Nobody Knows The Trouble I Seen

Sometimes when difficulty hits, we just can't seem to stop going over and over and over it no matter how painful it might be to review it one more time and how annoying it might be to our nearest and dearest to hear the same old thing. Sometimes we keep it to ourselves in a misguided attempt to prove our fortitude and an equally mistaken belief that no one would care anyway.  Sometimes we get stuck in that painful place and sometimes we try to run away from it.
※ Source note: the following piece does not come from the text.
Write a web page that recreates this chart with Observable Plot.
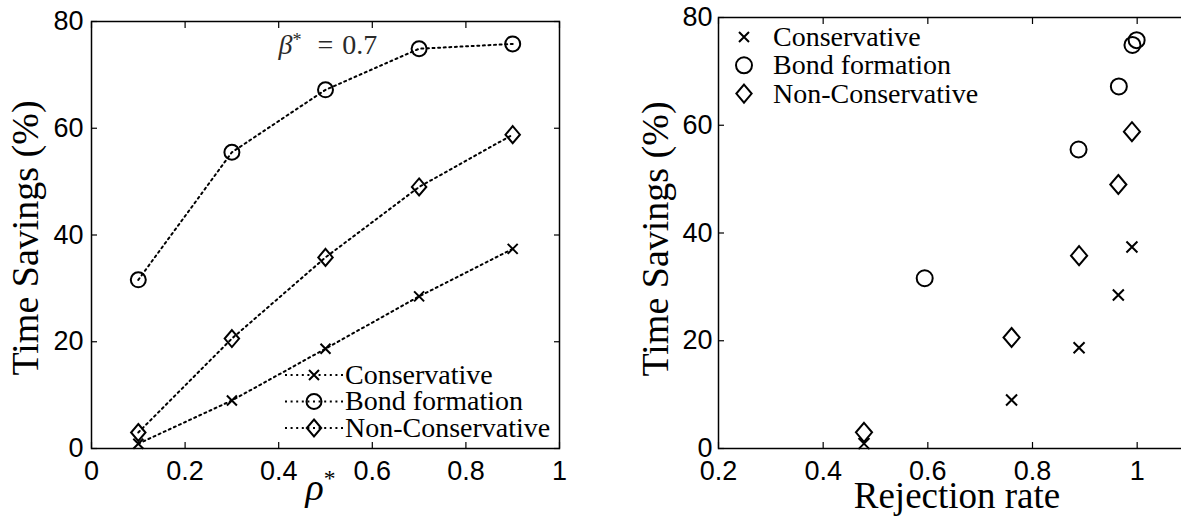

One of the differences between men and women (flagrant generalization ahead!) is the way we share our problems and what we expect in return. Men (ahem! cough!) tend not to share their problems in what I call the John Wayne Syndrome ("Men don't cry, pilgrim! They bleed!") Or if there is any sharing, the expectation is that it will be a problem-solving session. The focus then, see, is not on the person in pain, but in the source of the pain, and what should be done about it. And make that solution as quick and concrete as possible, thank you very much. So it becomes external in nature, with little consideration of how this guy may have played a part in what happened.
Women, on the other hand, can be quite open about their pain, given the right confidante and the right opportunity. But they have a different expectation; they want someone to listen, to validate their feelings. They do not want someone to suggest what should be done about the problem, as that seems like rejection and dismissal of what they are going through. Guys, when your lady begins to tell you what hurts her, your best move is to shut up and let her tell you all about it. Don't try to solve the problem, unless she specifically asks you.
There can be a time for mutual problem-solving, but first there has to be the mutual openness and trust of sharing deeply. If a guy cam start at that level, it may be confusing, but it should be welcome.